[bind10-dev] Friday mail: radix trees for in-memory lookups

Fri Jun 19 23:12:27 UTC 2009

At Fri, 19 Jun 2009 17:58:45 +0000,
Evan Hunt <each at isc.org> wrote:

> > But then I thought... the *fastest* thing might be a radix tree, with
> > each layer being a character in the label. So, something like:
> 
> I had that same notion a year or so ago when I was working on the
> radix-based ACLs in BIND 9.5.  My next crazy thought was to do the
> comparison backwards (i.e., scan "www.isc.org." as ".gro.csi.www"),
> so that the most significant label is scanned for a match first.

My past profiling tests for BIND9 have showed one big performance
bottleneck is in the DB search (via dns_db_find()), so it's indeed one
promising area to optimize.

Name search in DNS is similar to IP address lookup in that they both
search for the longest matching entry, and since finding faster
algorithms for the latter is a very popular research area we might be
able to exploit research results in this field (of course, there are
substantial differences between these two, too, such as that
possible key lengths are much longer in DNS, etc).

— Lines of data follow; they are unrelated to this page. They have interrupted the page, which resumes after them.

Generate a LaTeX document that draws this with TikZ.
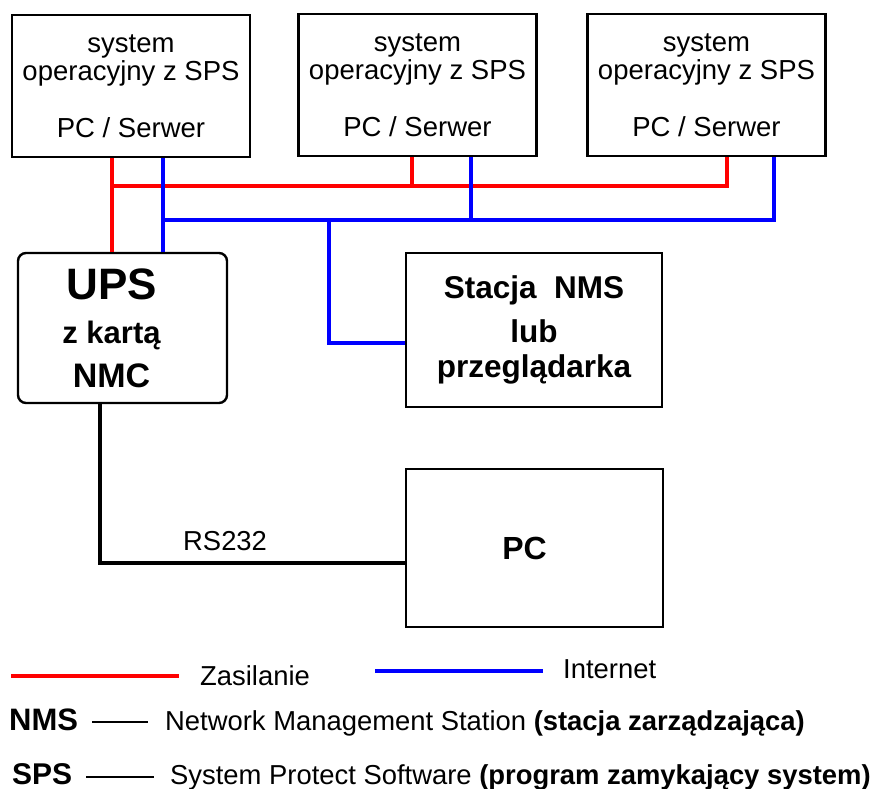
\documentclass[tikz,border=0pt]{standalone}
\usepackage{fontspec}
\setmainfont{Liberation Sans}
\usetikzlibrary{positioning, calc}

\begin{document}
\begin{tikzpicture}[x=1pt, y=-1pt,
    box/.style={draw, line width=2.4pt, inner sep=0pt, align=center},
    srvbox/.style={box, minimum width=238pt, minimum height=142pt, font=\fontsize{27.5}{28.5}\selectfont},
    zas/.style={red, line width=4pt},
    net/.style={blue, line width=4pt},
    rsline/.style={black, line width=4pt},
    txt/.style={inner sep=0pt, anchor=base west, font=\fontsize{27.4}{30}\selectfont}]
        \useasboundingbox (0,0) rectangle (871,789);

        % Computers with SPS
        \node[srvbox] (srv1) at (131,86) {system\\operacyjny z SPS\\[28.5pt]PC / Serwer};
        \node[srvbox] (srv2) at (417.5,85) {system\\operacyjny z SPS\\[28.5pt]PC / Serwer};
        \node[srvbox] (srv3) at (706.5,85) {system\\operacyjny z SPS\\[28.5pt]PC / Serwer};

        % UPS, NMS station and PC
        \node[box, rounded corners=8pt, minimum width=209pt, minimum height=150pt,
              font=\bfseries\fontsize{31}{44}\selectfont] (ups) at (122.5,328)
              {\hspace*{-22pt}{\fontsize{44}{44}\selectfont UPS}\\\hspace*{-22pt}z kartą\\\hspace*{-22pt}{\fontsize{34}{44}\selectfont NMC}};
        \node[box, minimum width=256pt, minimum height=154pt,
              font=\bfseries\fontsize{31.5}{44}\selectfont] (nms) at (534,330)
              {Stacja\ \ NMS\\lub\\[-9pt]przeglądarka};
        \node[box, minimum width=257pt, minimum height=158pt,
              font=\bfseries\fontsize{32}{36}\selectfont] (pc) at (534.5,548) {PC\hspace*{20pt}};

        % Junctions of the power line
        \coordinate (r1) at (112,186);
        \coordinate (r2) at (412,186);
        \coordinate (r3) at (727,186);

        % Junctions of the network line
        \coordinate (b1) at (163,220);
        \coordinate (b2) at (471,220);
        \coordinate (b3) at (774,220);
        \coordinate (b4) at (329,220);
        \coordinate (b5) at (329,343);

        % Power (red)
        \draw[zas] (srv1.south -| r1) -- (ups.north -| r1);
        \draw[zas] (r1) -- (r3) -- (srv3.south -| r3);
        \draw[zas] (srv2.south -| r2) -- (r2);

        % Network (blue)
        \draw[net] (srv1.south -| b1) -- (ups.north -| b1);
        \draw[net] (b1) -- (b3) -- (srv3.south -| b3);
        \draw[net] (srv2.south -| b2) -- (b2);
        \draw[net] (b4) -- (b5) -- (nms.west |- b5);

        % Serial link
        \coordinate (k1) at (100,563);
        \draw[rsline] (ups.south -| k1) -- (k1) -- (pc.west |- k1);
        \node[txt] (rslbl) at (183,550) {RS232};

        % Legend
        \coordinate (lz1) at (11,676);
        \coordinate (lz2) at (179,676);
        \draw[zas] (lz1) -- (lz2);
        \node[txt] (lzas) at (200,685) {Zasilanie};

        \coordinate (ln1) at (375,671);
        \coordinate (ln2) at (543,671);
        \draw[net] (ln1) -- (ln2);
        \node[txt] (lnet) at (563,678) {Internet};

        \node[txt, font=\bfseries\fontsize{31}{34}\selectfont] (nmsabbr) at (9,730) {NMS};
        \coordinate (d1) at (92,722);
        \coordinate (d2) at (148,722);
        \draw[line width=1.6pt] (d1) -- (d2);
        \node[txt] (nmsdesc) at (165,730) {Network Management Station \textbf{(stacja zarządzająca)}};

        \node[txt, font=\bfseries\fontsize{30}{34}\selectfont] (spsabbr) at (12,784) {SPS};
        \coordinate (d3) at (86,777);
        \coordinate (d4) at (154,777);
        \draw[line width=1.6pt] (d3) -- (d4);
        \node[txt] (spsdesc) at (170,784) {System Protect Software \textbf{(program zamykający system)}};
\end{tikzpicture}
\end{document}
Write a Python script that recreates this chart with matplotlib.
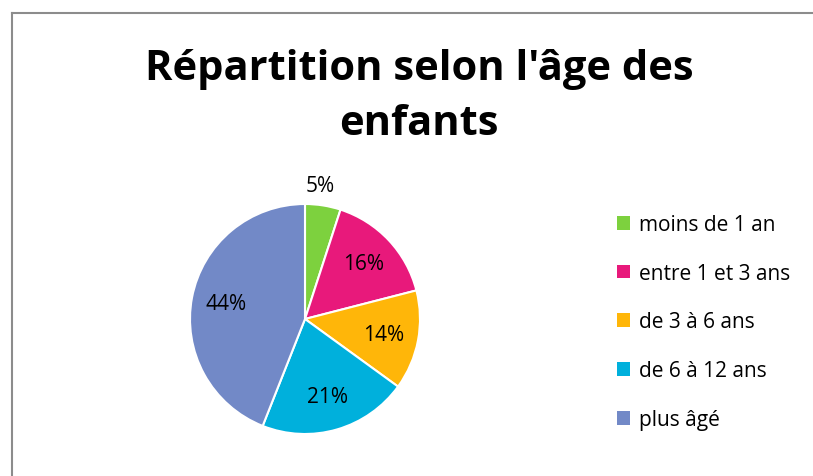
import matplotlib
matplotlib.use("Agg")
import matplotlib.pyplot as plt
from matplotlib.lines import Line2D
from matplotlib.patches import Patch

categories = ["moins de 1 an", "entre 1 et 3 ans", "de 3 à 6 ans", "de 6 à 12 ans", "plus âgé"]
values = [5, 16, 14, 21, 44]
colors = ["#7DD13E", "#E8197B", "#FFB609", "#00B0DC", "#7289C7"]
title = "Répartition selon l'âge des\nenfants"

W, H = 813, 477
fig = plt.figure(figsize=(W / 100, H / 100), dpi=100)
plt.rcParams['font.family'] = ['Open Sans', 'DejaVu Sans']

# frame lines
fig.add_artist(Line2D([12 / W, 12 / W], [0, 1 - 14 / H], transform=fig.transFigure, color="#8c8c8c", lw=1.5))
fig.add_artist(Line2D([12 / W, 1], [1 - 14 / H, 1 - 14 / H], transform=fig.transFigure, color="#8c8c8c", lw=1.5))

cx, cy, r = 305, H - 320, 115
ax = fig.add_axes([(cx - r) / W, (cy - r) / H, 2 * r / W, 2 * r / H])
wedges, texts, autotexts = ax.pie(values, colors=colors, startangle=90, counterclock=False,
                                  autopct=lambda p: f"{p:.0f}%", pctdistance=0.7,
                                  wedgeprops=dict(edgecolor="white", linewidth=1.5),
                                  textprops=dict(fontsize=15, color="black"))
ax.set_xlim(-1, 1)
ax.set_ylim(-1, 1)
ax.set_aspect("equal")
# move the small slice label outside
autotexts[0].set_position((0.13, 1.16))

fig.text(419 / W, 1 - 97 / H, title, ha="center", va="center", fontsize=30, fontweight="bold",
         linespacing=1.45)

handles = [Patch(facecolor=c, edgecolor="none") for c in colors]
fig.legend(handles, categories, loc="center left", bbox_to_anchor=(598 / W, 1 - 323 / H),
           frameon=False, fontsize=15, handlelength=0.65, handleheight=0.65, handletextpad=0.4,
           labelspacing=1.33)

fig.savefig("out.png", dpi=100)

We should also probably be careful about memory layout of DB in
addition to, or even rather than, the search algorithm.  The current
rbtdb links each tree node via pointers, where each node is allocated
separately (even for an authoritative zone not allowing dynamic
updates).  So, search in a large zone would require many random
accesses, reducing efficiency of CPU caches or even causing frequent
paging.  If, for example, we could make the portion of DB structure
where the search runs sufficiently compact, we may be able to improve
lookup speed substantially.

One other crazy idea: I've noticed many queries to caching servers (at
least those in the data sets I often used for performance tests) are
reverse lookup queries.  Since DNS search for a reverse lookup query
is essentially a longest prefix match on IP prefixes, we may be able
to apply efficient algorithm for routers directly.  For example, when
we search for 192.187.152.204.in-addr.arpa, we might look for a
longest matching prefix for 204.152.187.192 (the key is a 32-bit
integer rather than a string-based DNS name) in a "forwarding table"
using some magically efficient lookup algorithm.  Again, of course,
there are non trivial differences between these two.  For example,
"classless" reverse query (a la RFC2317) would be very tricky, if not
impossible, in this approach.

One other trivial optimization on the current BIND9 implementation: it
always makes full-compare even in search within a single domain.  For
example, when a query name "www.isc.org" is looked up in the "isc.org"
zone DB, the common "isc.org" part is always compared as the search
algorithm traverses the RBT, even if it should have been known that
the search key shares the zone name.  This is an obvious waste and
could be omitted.  I don't know how effective it is, though.

---
JINMEI, Tatuya